| EXERCISE BRIEF |
Return all the data below as it stands, minus the pictures.
##### INFORMATION PROVIDED
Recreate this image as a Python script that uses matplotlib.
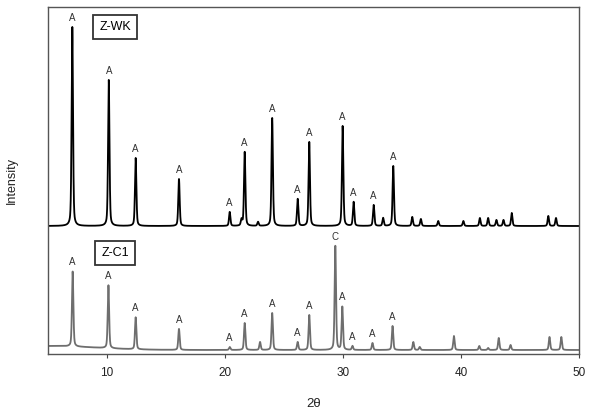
import numpy as np
import matplotlib
matplotlib.use("Agg")
import matplotlib.pyplot as plt

plt.rcParams['font.family'] = ['Liberation Sans', 'DejaVu Sans']

# Z-WK (top) peaks: position (2theta), height above baseline
wk_pos = [7.06, 10.15, 12.43, 16.1, 20.4, 21.4, 21.67, 22.8, 24.0, 26.16, 27.14, 29.97,
          30.9, 32.6, 33.4, 34.26, 35.87, 36.6, 38.07, 40.2, 41.6, 42.3, 43.0, 43.6,
          44.3, 47.4, 48.05]
wk_h = [199, 146, 68, 47, 14, 6, 74, 4, 108, 27, 84, 100,
        24, 21, 8, 60, 9, 7, 5, 5, 8, 8, 6, 6,
        13, 10, 8]
wk_base = 128

# Z-C1 (bottom) peaks
c1_pos = [7.09, 10.12, 12.43, 16.1, 20.4, 21.67, 22.97, 24.0, 26.16, 27.14, 29.35, 29.94,
          30.8, 32.5, 34.2, 35.96, 36.5, 39.4, 41.55, 42.3, 43.2, 44.2, 47.5, 48.5]
c1_h = [75, 63, 32, 21, 3, 27, 8, 37, 8, 35, 104, 43,
        4, 7, 24, 8, 3, 14, 4, 2, 12, 5, 13, 13]
c1_base = 4
# broad amorphous background of Z-C1 at low angle: center, height, width
c1_bg = [(5.0, 4.0, 4.0)]

wk_labels = [(7.06, "A"), (10.15, "A"), (12.43, "A"), (16.1, "A"), (20.4, "A"), (21.67, "A"),
             (24.0, "A"), (26.16, "A"), (27.14, "A"), (29.97, "A"), (30.9, "A"), (32.6, "A"),
             (34.26, "A")]
c1_labels = [(7.09, "A"), (10.12, "A"), (12.43, "A"), (16.1, "A"), (20.4, "A"), (21.67, "A"),
             (24.0, "A"), (26.16, "A"), (27.14, "A"), (29.35, "C"), (29.94, "A"), (30.8, "A"),
             (32.5, "A"), (34.2, "A")]

x_ticks = [10, 20, 30, 40, 50]

FWHM = 0.14


def profile(x, pos, h, base, bg=()):
    y = np.full_like(x, float(base))
    g = FWHM / 2.3548
    for p, a in zip(pos, h):
        gau = np.exp(-0.5 * ((x - p) / g) ** 2)
        lor = 1.0 / (1.0 + ((x - p) / (FWHM / 2)) ** 2)
        y += a * (0.6 * gau + 0.4 * lor)
    for c, a, w in bg:
        y += a * np.exp(-0.5 * ((x - c) / w) ** 2)
    return y


x = np.arange(5.0, 50.0001, 0.005)
y_wk = profile(x, wk_pos, wk_h, wk_base)
y_c1 = profile(x, c1_pos, c1_h, c1_base, c1_bg)

fig = plt.figure(figsize=(5.91, 4.13), dpi=100)
ax = fig.add_axes([48 / 591, 59 / 413, 531 / 591, 347 / 413])
ax.plot(x, y_wk, color="black", lw=1.3)
ax.plot(x, y_c1, color="#6e6e6e", lw=1.3)

ax.set_xlim(5, 50)
ax.set_ylim(0, 347)
ax.set_xticks(x_ticks)
ax.set_yticks([])
ax.tick_params(axis="x", direction="out", length=3, labelsize=8.5, pad=6, color="#444444",
               labelcolor="#222222")
for s in ax.spines.values():
    s.set_color("#555555")
    s.set_linewidth(1.0)

for p, t in wk_labels:
    yy = profile(np.array([p]), wk_pos, wk_h, wk_base)[0]
    ax.annotate(t, (p, yy), xytext=(0, 3), textcoords="offset points",
                ha="center", va="bottom", fontsize=7, color="#333333")
for p, t in c1_labels:
    yy = profile(np.array([p]), c1_pos, c1_h, c1_base, c1_bg)[0]
    ax.annotate(t, (p, yy), xytext=(0, 3), textcoords="offset points",
                ha="center", va="bottom", fontsize=7, color="#333333")

box = dict(boxstyle="square,pad=0.5", fc="white", ec="#333333", lw=1.3)
ax.text(10.7, 327, "Z-WK", ha="center", va="center", fontsize=9, bbox=box)
ax.text(10.7, 101, "Z-C1", ha="center", va="center", fontsize=9, bbox=box)

ax.set_xlabel("2θ", fontsize=9.5, labelpad=14, color="#222222")
ax.set_ylabel("Intensity", fontsize=9, labelpad=22, color="#222222")

fig.savefig("out.png", dpi=100)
##########
| TASK ANSWER |
Recreate this image as a Python script that uses matplotlib.
import numpy as np
import matplotlib
matplotlib.use("Agg")
import matplotlib.pyplot as plt

plt.rcParams['font.family'] = ['Liberation Sans', 'DejaVu Sans']

# Z-WK (top) peaks: position (2theta), height above baseline
wk_pos = [7.06, 10.15, 12.43, 16.1, 20.4, 21.4, 21.67, 22.8, 24.0, 26.16, 27.14, 29.97,
          30.9, 32.6, 33.4, 34.26, 35.87, 36.6, 38.07, 40.2, 41.6, 42.3, 43.0, 43.6,
          44.3, 47.4, 48.05]
wk_h = [199, 146, 68, 47, 14, 6, 74, 4, 108, 27, 84, 100,
        24, 21, 8, 60, 9, 7, 5, 5, 8, 8, 6, 6,
        13, 10, 8]
wk_base = 128

# Z-C1 (bottom) peaks
c1_pos = [7.09, 10.12, 12.43, 16.1, 20.4, 21.67, 22.97, 24.0, 26.16, 27.14, 29.35, 29.94,
          30.8, 32.5, 34.2, 35.96, 36.5, 39.4, 41.55, 42.3, 43.2, 44.2, 47.5, 48.5]
c1_h = [75, 63, 32, 21, 3, 27, 8, 37, 8, 35, 104, 43,
        4, 7, 24, 8, 3, 14, 4, 2, 12, 5, 13, 13]
c1_base = 4
# broad amorphous background of Z-C1 at low angle: center, height, width
c1_bg = [(5.0, 4.0, 4.0)]

wk_labels = [(7.06, "A"), (10.15, "A"), (12.43, "A"), (16.1, "A"), (20.4, "A"), (21.67, "A"),
             (24.0, "A"), (26.16, "A"), (27.14, "A"), (29.97, "A"), (30.9, "A"), (32.6, "A"),
             (34.26, "A")]
c1_labels = [(7.09, "A"), (10.12, "A"), (12.43, "A"), (16.1, "A"), (20.4, "A"), (21.67, "A"),
             (24.0, "A"), (26.16, "A"), (27.14, "A"), (29.35, "C"), (29.94, "A"), (30.8, "A"),
             (32.5, "A"), (34.2, "A")]

x_ticks = [10, 20, 30, 40, 50]

FWHM = 0.14


def profile(x, pos, h, base, bg=()):
    y = np.full_like(x, float(base))
    g = FWHM / 2.3548
    for p, a in zip(pos, h):
        gau = np.exp(-0.5 * ((x - p) / g) ** 2)
        lor = 1.0 / (1.0 + ((x - p) / (FWHM / 2)) ** 2)
        y += a * (0.6 * gau + 0.4 * lor)
    for c, a, w in bg:
        y += a * np.exp(-0.5 * ((x - c) / w) ** 2)
    return y


x = np.arange(5.0, 50.0001, 0.005)
y_wk = profile(x, wk_pos, wk_h, wk_base)
y_c1 = profile(x, c1_pos, c1_h, c1_base, c1_bg)

fig = plt.figure(figsize=(5.91, 4.13), dpi=100)
ax = fig.add_axes([48 / 591, 59 / 413, 531 / 591, 347 / 413])
ax.plot(x, y_wk, color="black", lw=1.3)
ax.plot(x, y_c1, color="#6e6e6e", lw=1.3)

ax.set_xlim(5, 50)
ax.set_ylim(0, 347)
ax.set_xticks(x_ticks)
ax.set_yticks([])
ax.tick_params(axis="x", direction="out", length=3, labelsize=8.5, pad=6, color="#444444",
               labelcolor="#222222")
for s in ax.spines.values():
    s.set_color("#555555")
    s.set_linewidth(1.0)

for p, t in wk_labels:
    yy = profile(np.array([p]), wk_pos, wk_h, wk_base)[0]
    ax.annotate(t, (p, yy), xytext=(0, 3), textcoords="offset points",
                ha="center", va="bottom", fontsize=7, color="#333333")
for p, t in c1_labels:
    yy = profile(np.array([p]), c1_pos, c1_h, c1_base, c1_bg)[0]
    ax.annotate(t, (p, yy), xytext=(0, 3), textcoords="offset points",
                ha="center", va="bottom", fontsize=7, color="#333333")

box = dict(boxstyle="square,pad=0.5", fc="white", ec="#333333", lw=1.3)
ax.text(10.7, 327, "Z-WK", ha="center", va="center", fontsize=9, bbox=box)
ax.text(10.7, 101, "Z-C1", ha="center", va="center", fontsize=9, bbox=box)

ax.set_xlabel("2θ", fontsize=9.5, labelpad=14, color="#222222")
ax.set_ylabel("Intensity", fontsize=9, labelpad=22, color="#222222")

fig.savefig("out.png", dpi=100)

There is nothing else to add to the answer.